Baltimore police mental health
Baltimore police are prioritizing officers' mental health
02:39 - Source: CNN
CNN  — 

It’s the problem that keeps Baltimore Mayor Bernard “Jack” Young up at night, and it’s the first thing he thinks about in the morning.

“Our residents deserve to live without the fear of violence and it is my obligation and duty to leverage every resource and tool available to stop the cycle of violence that is crippling our city,” Young said in his end-of-year news conference on public safety Monday.

“We cannot stop violent crime through policing alone. We must use both community-based interventions and an integrated crime-fighting strategy,” he said.

With hours still left to go in 2019, there have been 347 homicides in Baltimore this year, the highest per capita in recent years, according to Lester Davis, the mayor’s spokesman. The figure also marks five years in a row that the number of homicides has been over 300, according to the Baltimore Sun’s homicide database. It’s also close to the highest number of homicides ever recorded in the city in one year: 353, in 1993.

In an op-ed published in the Sun, Young lays out his plan, which focuses on identifying and charging gun crimes and holding weekly case reviews with the police department and the State’s Attorney’s Office to examine homicides, non-fatal shootings and armed robberies. He says he has received pledges of support from the governor’s office and the federal government.

Below his op-ed, the names of those killed in the city this year are listed, filling more space than the mayor’s column.

Any act of violence is one too many

Public Safety Deputy Chief of Staff Sunny Schnitzer said the administration will focus on data-driven policies as well as data-driven policing in the new year.

“The level of violence that we’ve experienced over the past several years is completely unacceptable,” she said during the mayor’s news conference. “Any act of violence is one too many.”

Police will focus the bulk of their analyses on gun crimes, Schnitzer said, and the city has hired a crime analyst to work with the police department and the sheriff’s office to prioritize warrants for violent offenses.

Treating violence like a disease

Baltimore Police Commissioner Michael Harrison said that as they work on improving their policing, “the work doesn’t stop while we reform.”

He says he finds the number of people shot and killed in the city “deeply disturbing.”

“That level of violence simply cannot be tolerated in a civil society, much less in a great city like Baltimore,” Harrison said.

He says he plans to treat the “actual disease” of violence, instead of what he described as the symptoms.

“[W]hen we only treat symptoms and never deal with root cause issues, violence, like a disease, builds resistance. It gets stronger and becomes more difficult to eradicate,” the commissioner said.

Harrison also said that even though the number of shootings and homicides is “unacceptably high,” the police department saw reductions for the year in almost every other crime category, including robberies, burglaries, rapes, and overall violent crime. Nearly 2,000 illegal guns were seized in 2019, he added.

Police union: It’s not rocket science

The city’s Fraternal Order of Police issued a statement Tuesday, criticizing the administration as being “out of touch.”

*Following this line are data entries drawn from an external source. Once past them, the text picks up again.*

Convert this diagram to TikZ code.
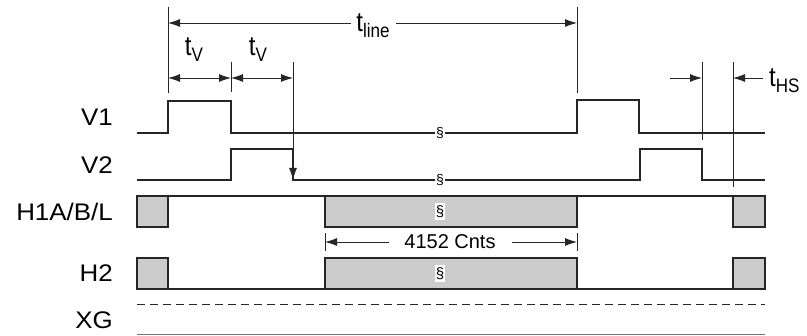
\documentclass[tikz,border=0pt]{standalone}
\usepackage{fontspec}
\setmainfont{Liberation Sans}
\usepackage{xcolor}
\colorlet{BARCOLOR}{black!20}
\colorlet{LINECOLOR}{black!85}
\usetikzlibrary{arrows.meta,positioning,calc}
\tikzset{
  sig-style/.style = {
    draw=LINECOLOR, line width=1.6pt, line join=miter
  },
  bar-style/.style = {
    sig-style, fill=BARCOLOR
  },
  dim-style/.style = {
    draw=LINECOLOR, line width=0.9pt
  },
  tip-style/.style = {
    -{Latex[length=12pt,width=8pt]}
  },
  both-style/.style = {
    {Latex[length=12pt,width=8pt]}-{Latex[length=12pt,width=8pt]}
  },
  lbl-style/.style = {
    anchor=east, inner sep=0pt,
    font=\fontsize{24}{26}\selectfont
  },
  txt-style/.style = {
    inner sep=0pt, font=\fontsize{20}{22}\selectfont
  },
  brk-style/.style = {
    fill=white, inner xsep=1pt, inner ysep=2pt,
    font=\fontsize{#1}{#1}\selectfont
  },
  brk-style/.default = 14
}
\newcommand{\tsub}[1]{\scalebox{1}[1.15]{\fontsize{24}{24}\selectfont t}\raisebox{-6pt}{\scalebox{1}[1.15]{\fontsize{17}{17}\selectfont #1}}}
\newcommand{\signame}[1]{\scalebox{1.08}[1]{#1}}

\begin{document}
\begin{tikzpicture}[x=1pt,y=-1pt]
    \useasboundingbox (0,0) rectangle (807,336);

    %%% signal names
    \node[lbl-style] (v1) at (113,117) {\signame{V1}};
    \node[lbl-style] (v2) at (113,165) {\signame{V2}};
    \node[lbl-style] (h1) at (113,212) {\signame{H1A/B/L}};
    \node[lbl-style] (h2) at (113,273) {\signame{H2}};
    \node[lbl-style] (xg) at (113,320) {\signame{XG}};

    %%% V1
    \draw[sig-style] (137,133) -- (168,133) -- (168,101) -- (231,101) -- (231,133)
      -- (577,133) -- (577,100) -- (639,100) -- (639,133) -- (765,133);
    %%% V2
    \draw[sig-style] (137,180) -- (231,180) -- (231,149) -- (293,149) -- (293,180)
      -- (640,180) -- (640,149) -- (702,149) -- (702,180) -- (765,180);

    %%% H1A/B/L
    \draw[sig-style] (137,196) -- (765,196);
    \draw[bar-style] (137,196) rectangle (168,227);
    \draw[bar-style] (325,196) rectangle (577,227);
    \draw[bar-style] (733,196) rectangle (765,227);

    %%% H2
    \draw[sig-style] (137,289) -- (765,289);
    \draw[bar-style] (137,258) rectangle (168,289);
    \draw[bar-style] (325,258) rectangle (577,289);
    \draw[bar-style] (733,258) rectangle (765,289);

    %%% XG
    \draw[dim-style, dash pattern=on 8pt off 5pt] (137,304) -- (765,304);
    \draw[dim-style, draw=black!55, line width=1.2pt] (137,334.5) -- (765,334.5);

    %%% breaks
    \node[brk-style] (bv1) at (440,133) {\S};
    \node[brk-style] (bv2) at (440,180) {\S};
    \node[brk-style=15] (bh1) at (440,211.5) {\S};
    \node[brk-style=15] (bh2) at (440,273.5) {\S};

    %%% t_line
    \coordinate (la) at (168,7);
    \coordinate (lb) at (577,7);
    \draw[dim-style] (la) -- ++(0,86);
    \draw[dim-style] (lb) -- ++(0,86);
    \node[txt-style] (tl) at (373,26) {\tsub{line}};
    \coordinate (tla) at (168,23);
    \coordinate (tlb) at (577,23);
    \draw[dim-style,tip-style] ([xshift=-5pt]tl.west |- tla) -- (tla);
    \draw[dim-style,tip-style] ([xshift=6pt]tl.east |- tlb) -- (tlb);

    %%% t_V
    \coordinate (va) at (168,78);
    \coordinate (vb) at (231,78);
    \coordinate (vc) at (293,78);
    \draw[dim-style] (231,62) -- (231,92);
    \draw[dim-style,tip-style] (293,62) -- (293,180);
    \draw[dim-style,both-style] (va) -- (vb);
    \draw[dim-style,both-style] (vb) -- (vc);
    \node[txt-style] (tv1) at (194,50) {\tsub{V}};
    \node[txt-style] (tv2) at (258,50) {\tsub{V}};

    %%% t_HS
    \coordinate (ha) at (702,78);
    \coordinate (hb) at (733,78);
    \draw[dim-style] (702,62) -- (702,140);
    \draw[dim-style] (733,62) -- (733,187);
    \node[txt-style,anchor=west] (ths) at (769,81) {\tsub{HS}};
    \draw[dim-style,tip-style] (670,78) -- (ha);
    \draw[dim-style,tip-style] ([xshift=-6pt]ths.west |- hb) -- (hb);

    %%% 4152 Cnts
    \coordinate (ca) at (325,242);
    \coordinate (cb) at (577,242);
    \draw[dim-style] (325,233) -- (325,251);
    \draw[dim-style] (577,233) -- (577,251);
    \node[txt-style] (cn) at (450,242) {4152 Cnts};
    \draw[dim-style,tip-style] ([xshift=-15pt]cn.west) -- (ca);
    \draw[dim-style,tip-style] ([xshift=16pt]cn.east) -- (cb);
  \end{tikzpicture}
\end{document}
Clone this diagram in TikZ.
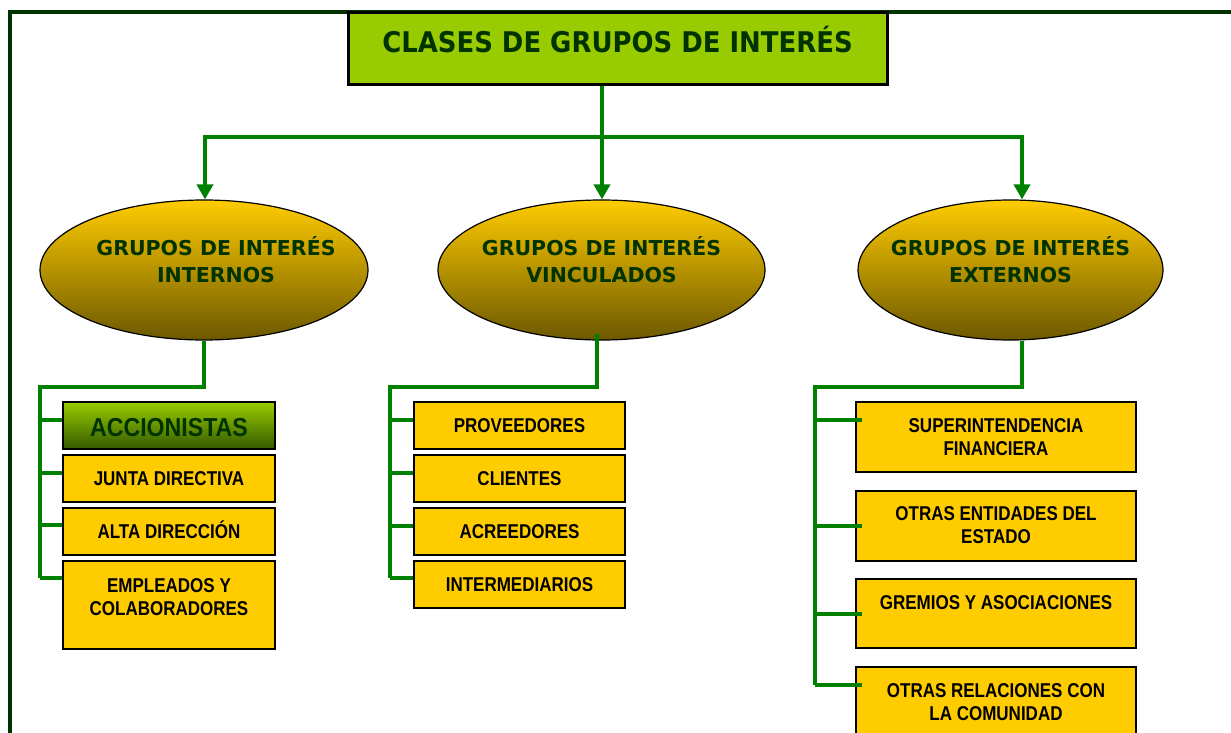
\documentclass[tikz,border=0pt]{standalone}
\usepackage{fontspec}
\usepackage{graphicx}
\usetikzlibrary{arrows.meta,shapes.geometric,calc}
\newfontfamily\dvs{DejaVu Sans}
\newfontfamily\lib{Liberation Sans}
\definecolor{cgreen}{RGB}{0,128,0}
\definecolor{dkgreen}{RGB}{0,51,0}
\definecolor{limeg}{RGB}{153,204,0}
\definecolor{goldy}{RGB}{255,204,0}
\definecolor{oliveb}{RGB}{108,88,0}
\definecolor{accbot}{RGB}{51,90,0}
% #1 horizontal pre-space (twice the shift), #2 raise, #3 xscale, #4 lines
\newcommand{\boxtext}[4][0pt]{\raisebox{#2}[0pt][0pt]{\makebox[0pt]{\hspace*{#1}\scalebox{#3}[1]{\begin{tabular}[t]{@{}c@{}}#4\end{tabular}}}}}
\begin{document}
\begin{tikzpicture}[x=1pt,y=-1pt,
  conn/.style={draw=cgreen,line width=4pt},
  arr/.style={conn,-{Triangle[width=16pt,length=15pt]}},
  framel/.style={draw=dkgreen,line width=3.5pt},
  titlebox/.style={rectangle,draw=black,line width=3pt,fill=limeg,inner sep=0pt,
    minimum width=539pt,minimum height=72pt,text=dkgreen,
    font=\dvs\bfseries\fontsize{28.5}{34}\selectfont},
  grp/.style={ellipse,draw=black,line width=1.2pt,top color=goldy,bottom color=oliveb,
    inner sep=0pt,minimum height=140pt,text=dkgreen,
    font=\dvs\bfseries\fontsize{20.5}{27}\selectfont},
  item/.style={rectangle,draw=black,line width=2pt,fill=goldy,inner sep=0pt,
    text=black,font=\lib\bfseries\fontsize{20}{23.5}\selectfont},
  accbox/.style={item,top color=limeg,bottom color=accbot,text=dkgreen,
    font=\lib\bfseries\fontsize{26}{30}\selectfont},
  leftcol/.style={minimum width=212pt},
  midcol/.style={minimum width=211pt},
  rightcol/.style={minimum width=280pt}
]
\useasboundingbox (0,0) rectangle (1231,733);
\fill[white] (0,0) rectangle (1231,733);
% frame
\draw[framel] (10,745) -- (10,12) -- (1245,12);

% title
\node[titlebox] (title) at (617.5,49) {\boxtext{-4pt}{0.91}{CLASES DE GRUPOS DE INTERÉS}};

% groups
\node[grp,minimum width=328pt] (e1) at (204,270) {\boxtext[24pt]{15pt}{1}{GRUPOS DE INTERÉS\\INTERNOS}};
\node[grp,minimum width=327pt] (e2) at (601.5,270) {\boxtext{15pt}{1}{GRUPOS DE INTERÉS\\VINCULADOS}};
\node[grp,minimum width=305pt] (e3) at (1010.5,270) {\boxtext{15pt}{1}{GRUPOS DE INTERÉS\\EXTERNOS}};

% left column
\node[accbox,leftcol,minimum height=47pt] (acc) at (169,425.5) {\boxtext{-11pt}{0.89}{ACCIONISTAS}};
\node[item,leftcol,minimum height=47pt] (jd) at (169,478.5) {\boxtext{-6.5pt}{0.85}{JUNTA DIRECTIVA}};
\node[item,leftcol,minimum height=47pt] (ad) at (169,531.5) {\boxtext{-7pt}{0.85}{ALTA DIRECCIÓN}};
\node[item,leftcol,minimum height=88pt] (emp) at (169,605) {\boxtext{13pt}{0.85}{EMPLEADOS Y\\COLABORADORES}};

% middle column
\node[item,midcol,minimum height=47pt] (prov) at (519.5,425.5) {\boxtext{-6.5pt}{0.85}{PROVEEDORES}};
\node[item,midcol,minimum height=47pt] (cli) at (519.5,478.5) {\boxtext{-6.5pt}{0.85}{CLIENTES}};
\node[item,midcol,minimum height=47pt] (acr) at (519.5,531.5) {\boxtext{-7pt}{0.85}{ACREEDORES}};
\node[item,midcol,minimum height=47pt] (int) at (519.5,584.5) {\boxtext{-7pt}{0.85}{INTERMEDIARIOS}};

% right column
\node[item,rightcol,minimum height=70pt] (sup) at (996,437) {\boxtext{5pt}{0.85}{SUPERINTENDENCIA\\FINANCIERA}};
\node[item,rightcol,minimum height=70pt] (ent) at (996,526) {\boxtext{6pt}{0.85}{OTRAS ENTIDADES DEL\\ESTADO}};
\node[item,rightcol,minimum height=69pt] (gre) at (996,613.5) {\boxtext{4.5pt}{0.85}{GREMIOS Y ASOCIACIONES}};
\node[item,rightcol,minimum height=70pt] (rel) at (996,702) {\boxtext{5pt}{0.85}{OTRAS RELACIONES CON\\LA COMUNIDAD}};

% top connectors
\coordinate (j0) at (602,137);
\coordinate (ja) at (205,137);
\coordinate (jc) at (1022,137);
\draw[arr] (title.south -| j0) -- (e2.north -| j0);
\draw[arr] (j0) -- (ja) -- (e1.north -| ja);
\draw[arr] (j0) -- (jc) -- (e3.north -| jc);

% left branch
\coordinate (b1) at (204,386.5);
\coordinate (b1l) at (40,386.5);
\coordinate (b1e) at (40,578);
\draw[conn] (e1.south) -- (b1) -- (b1l) -- (b1e);
\coordinate (k11) at (40,420);
\coordinate (k12) at (40,473);
\coordinate (k13) at (40,525);
\coordinate (k14) at (40,578);
\draw[conn] (k11) -- (k11 -| acc.west);
\draw[conn] (k12) -- (k12 -| jd.west);
\draw[conn] (k13) -- (k13 -| ad.west);
\draw[conn] (k14) -- (k14 -| emp.west);

% middle branch
\coordinate (b2) at (597,387);
\coordinate (b2l) at (390,387);
\coordinate (b2e) at (390,578);
\draw[conn] ($(e2.south -| b2)+(0,-7)$) -- (b2) -- (b2l) -- (b2e);
\coordinate (k21) at (390,420);
\coordinate (k22) at (390,473);
\coordinate (k23) at (390,526);
\coordinate (k24) at (390,578);
\draw[conn] (k21) -- (k21 -| prov.west);
\draw[conn] (k22) -- (k22 -| cli.west);
\draw[conn] (k23) -- (k23 -| acr.west);
\draw[conn] (k24) -- (k24 -| int.west);

% right branch
\coordinate (b3) at (1022,387);
\coordinate (b3l) at (815,387);
\coordinate (b3e) at (815,685);
\draw[conn] (e3.south -| b3) -- (b3) -- (b3l) -- (b3e);
\coordinate (k31) at (815,420);
\coordinate (k32) at (815,526);
\coordinate (k33) at (815,614);
\coordinate (k34) at (815,685);
\draw[conn] (k31) -- ($(k31 -| sup.west)+(7,0)$);
\draw[conn] (k32) -- ($(k32 -| ent.west)+(7,0)$);
\draw[conn] (k33) -- ($(k33 -| gre.west)+(7,0)$);
\draw[conn] (k34) -- ($(k34 -| rel.west)+(7,0)$);
\end{tikzpicture}
\end{document}
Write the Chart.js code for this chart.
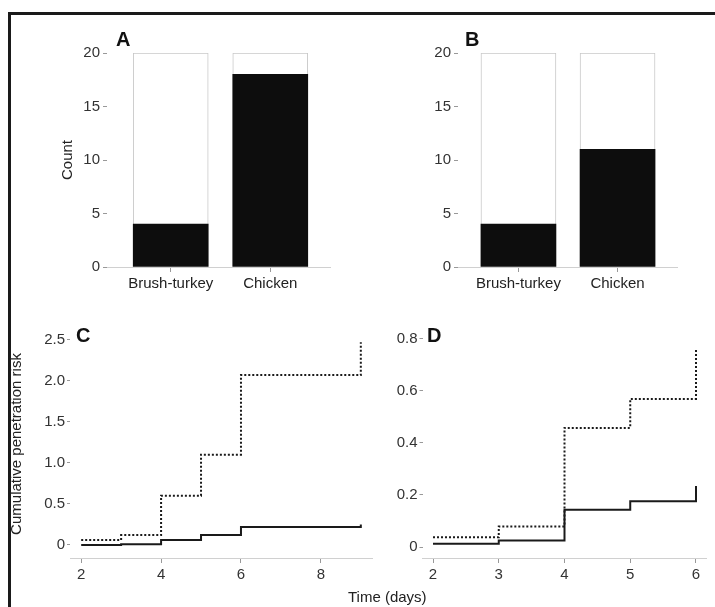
<!DOCTYPE html>
<html>
<head>
<meta charset="utf-8">
<script src="https://cdn.jsdelivr.net/npm/chart.js@4.4.1/dist/chart.umd.min.js"></script>
<style>
  html, body { margin: 0; padding: 0; background: #fff; }
  body { width: 715px; height: 607px; position: relative; overflow: hidden; font-family: "Liberation Sans", Arial, sans-serif; }
  canvas { position: absolute; }
  .frame { position: absolute; left: 8px; top: 12px; right: -5px; bottom: -5px; border-top: 3px solid #1a1a1a; border-left: 3px solid #1a1a1a; }
  .letter { position: absolute; font-weight: bold; font-size: 20px; color: #111; line-height: 20px; }
  .xtitle { position: absolute; font-size: 15px; color: #222; line-height: 16px; }
</style>
</head>
<body>
<div class="frame"></div>
<canvas id="chartA" width="357" height="300" style="left:0;top:0"></canvas>
<canvas id="chartB" width="358" height="300" style="left:357px;top:0"></canvas>
<canvas id="chartC" width="375" height="307" style="left:0;top:300px"></canvas>
<canvas id="chartD" width="340" height="307" style="left:375px;top:300px"></canvas>
<div class="letter" style="left:116px;top:29px">A</div>
<div class="letter" style="left:465px;top:29px">B</div>
<div class="letter" style="left:76px;top:325px">C</div>
<div class="letter" style="left:427px;top:325px">D</div>
<div class="xtitle" style="left:348px;top:589px">Time (days)</div>
<script>
// bar panels A and B
const categories = ['Brush-turkey', 'Chicken'];
const totalA = [20, 20];
const penetratedA = [4, 18];
const totalB = [20, 20];
const penetratedB = [4, 11];
const countTicks = [0, 5, 10, 15, 20];

// cumulative penetration risk, panel C
const daysC = [2, 3, 4, 5, 6, 9];
const dottedC = [0.06, 0.12, 0.6, 1.1, 2.07, 2.47];
const solidC = [0, 0.01, 0.06, 0.12, 0.22, 0.25];
const yTicksC = [0, 0.5, 1.0, 1.5, 2.0, 2.5];
const yLabelsC = ['0', '0.5', '1.0', '1.5', '2.0', '2.5'];
const xTicksC = [2, 4, 6, 8];

// panel D
const daysD = [2, 3, 4, 5, 6];
const dottedD = [0.038, 0.079, 0.457, 0.568, 0.76];
const solidD = [0.013, 0.025, 0.143, 0.176, 0.234];
const yTicksD = [0, 0.2, 0.4, 0.6, 0.8];
const yLabelsD = ['0', '0.2', '0.4', '0.6', '0.8'];
const xTicksD = [2, 3, 4, 5, 6];

Chart.defaults.font.family = '"Liberation Sans", Arial, sans-serif';
Chart.defaults.font.size = 15;
Chart.defaults.color = '#333';

const tickFont = { size: 15 };
const gridTicks = (len) => ({ offset: false, drawOnChartArea: false, drawTicks: true, tickLength: len, color: '#999', lineWidth: 1 });

function barChart(id, total, penetrated, opts) {
  const xs = categories.map((_, i) => i + 1);
  return new Chart(document.getElementById(id), {
    type: 'bar',
    data: {
      datasets: [
        {
          data: xs.map((x, i) => ({ x, y: penetrated[i] })),
          backgroundColor: '#0d0d0d',
          borderWidth: 0,
          barThickness: 75,
          grouped: false
        },
        {
          data: xs.map((x, i) => ({ x, y: total[i] })),
          backgroundColor: '#ffffff',
          borderColor: '#c8c8c8',
          borderWidth: 1,
          borderSkipped: 'bottom',
          barThickness: 75,
          grouped: false
        }
      ]
    },
    options: {
      responsive: false,
      animation: false,
      layout: { padding: opts.padding },
      plugins: { legend: { display: false }, tooltip: { enabled: false } },
      scales: {
        x: {
          type: 'linear',
          offset: false,
          min: opts.xmin,
          max: opts.xmax,
          afterBuildTicks: s => { s.ticks = xs.map(v => ({ value: v })); },
          afterFit: s => { s.height = 33; },
          ticks: { callback: (v, i) => categories[i], padding: 3, font: tickFont, color: '#222', maxRotation: 0, autoSkip: false },
          grid: gridTicks(5),
          border: { display: true, color: '#d0d0d0' }
        },
        y: {
          min: 0,
          max: 20,
          afterBuildTicks: s => { s.ticks = countTicks.map(v => ({ value: v })); },
          afterFit: s => { s.width = opts.yWidth; },
          ticks: { padding: 3, font: tickFont, color: '#333' },
          grid: gridTicks(4),
          border: { display: false },
          title: { display: !!opts.yTitle, text: opts.yTitle || '', font: { size: 15 }, color: '#222', padding: { top: 4, bottom: 4 } }
        }
      }
    }
  });
}

function stepChart(id, days, dotted, solid, opts) {
  return new Chart(document.getElementById(id), {
    type: 'line',
    data: {
      datasets: [
        {
          data: days.map((x, i) => ({ x, y: dotted[i] })),
          borderColor: '#1a1a1a',
          borderWidth: 2,
          borderDash: [2, 2],
          stepped: true,
          pointRadius: 0,
          fill: false
        },
        {
          data: days.map((x, i) => ({ x, y: solid[i] })),
          borderColor: '#1a1a1a',
          borderWidth: 2,
          stepped: true,
          pointRadius: 0,
          fill: false
        }
      ]
    },
    options: {
      responsive: false,
      animation: false,
      layout: { padding: opts.padding },
      plugins: { legend: { display: false }, tooltip: { enabled: false } },
      scales: {
        x: {
          type: 'linear',
          min: opts.xmin,
          max: opts.xmax,
          afterBuildTicks: s => { s.ticks = opts.xTicks.map(v => ({ value: v })); },
          afterFit: s => { s.height = 49; },
          ticks: { padding: 3, font: tickFont, color: '#333', maxRotation: 0, autoSkip: false },
          grid: gridTicks(5),
          border: { display: true, color: '#d0d0d0' }
        },
        y: {
          min: opts.ymin,
          max: opts.ymax,
          afterBuildTicks: s => { s.ticks = opts.yTicks.map(v => ({ value: v })); },
          afterFit: s => { s.width = opts.yWidth; },
          ticks: { callback: (v, i) => opts.yLabels[i], padding: 2, font: tickFont, color: '#333' },
          grid: gridTicks(3),
          border: { display: false },
          title: { display: !!opts.yTitle, text: opts.yTitle || '', font: { size: 15 }, color: '#222', padding: { top: 4, bottom: 4 } }
        }
      }
    }
  });
}

barChart('chartA', totalA, penetratedA, {
  padding: { left: 55, top: 53, right: 27, bottom: 0 },
  yWidth: 52, xmin: 0.36, xmax: 2.6, yTitle: 'Count'
});
barChart('chartB', totalB, penetratedB, {
  padding: { left: 0, top: 53, right: 38, bottom: 0 },
  yWidth: 101, xmin: 0.39, xmax: 2.6
});
stepChart('chartC', daysC, dottedC, solidC, {
  padding: { left: 4, top: 30, right: 3, bottom: 0 },
  yWidth: 66, xmin: 1.72, xmax: 9.28, ymin: -0.159, ymax: 2.62,
  xTicks: xTicksC, yTicks: yTicksC, yLabels: yLabelsC,
  yTitle: 'Cumulative penetration risk'
});
stepChart('chartD', daysD, dottedD, solidD, {
  padding: { left: 0, top: 28, right: 8.5, bottom: 0 },
  yWidth: 47.5, xmin: 1.84, xmax: 6.16, ymin: -0.042, ymax: 0.84,
  xTicks: xTicksD, yTicks: yTicksD, yLabels: yLabelsD
});
</script>
</body>
</html>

“This is not the first year we have had over 300 homicides, so why has it taken so long for this ‘plan’ to be presented?” the statement said.

“It’s not rocket science and to see it announced as though a light bulb suddenly went off in the minds of both the Mayor and Police Commissioner is terribly disconcerting.”

The FOP said police patrol ranks are “hundreds of officers short” and detectives are handling overwhelming caseloads, and charged that the department didn’t have the support of the city’s leadership or the BPD administration.

It also said the BPD is having trouble recruiting and retaining officers due to working conditions and the requirements of a federal consent decree, agreed to by the city in 2017, two years after the controversial death of Freddie Gray.

Changing Baltimore’s culture of violence

The mayor says his administration will “remain relentless” in pursuit of a safer Baltimore.

“We can talk all day about what to do after someone is killed, but we must also have a hard conversation about why the perpetrators of violence have no regards for human life,” Young said. “That’s the culture of violence that has taken root in our beloved city. And under my administration, we will not stop working our prime plan and making adjustments as needed until we change this culture of violence.”

“We owe it to ourselves and to the victims who are no longer with us.”